In April of the next year, one Captain Moses A. McLaughlin and 70 troops found a large band of Indians camped about two miles from Whiskey Flat. Unfortunately (local lore has it), McLaughlin was a bad tempered whiskey drinker who disliked Indians from the get-go. He was hard on his troops, too, making them live in caves instead of directing them to construct proper housing - and winters in the Sierra Nevada's can be brutal - just ask the Donner Party!
This is what their housing might have looked like.
McLaughlin later reported that he sent the old men and boys off to other villages, but there were 35 Indians that their compatriots wouldn't vouch for - so he shot or sabered them!
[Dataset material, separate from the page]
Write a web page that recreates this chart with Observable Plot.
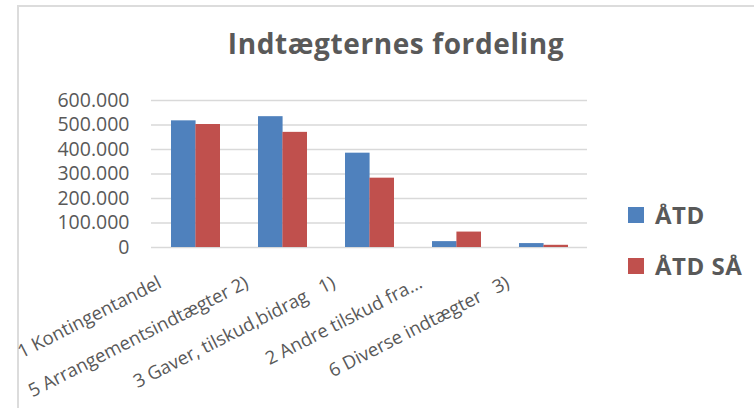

Within a few months McLaughlin and his troops had captured nearly 1,000 more Indians and marched them 200 miles over the next six months to Ft. Tejon and finally to the San Sebastian Indian Reservation in the southeastern corner of the San Joaquin Valley (now central California.) This reservation had been set up for coastal and interior California Native American. Only 850 Indians survived the trek to Ft. Tejon.
In no time at all over 600 of those Indians had slipped off that reservation and returned to the Kern River valley and Mt. Whitney. Quietly, peacefully they returned.
McLaughlin's troops abandoned him - for a multitude of reasons. They just walked off without food, clothing, or pay for months served. McLaughlin was later court-martialed over the mean-spirited way (to put it mildly!) that he handled the whole Whiskey Flat episode, was discharged from the Army and later committed suicide.
Today you will find three memorial crosses on the site where he slaughtered those 35 Indians.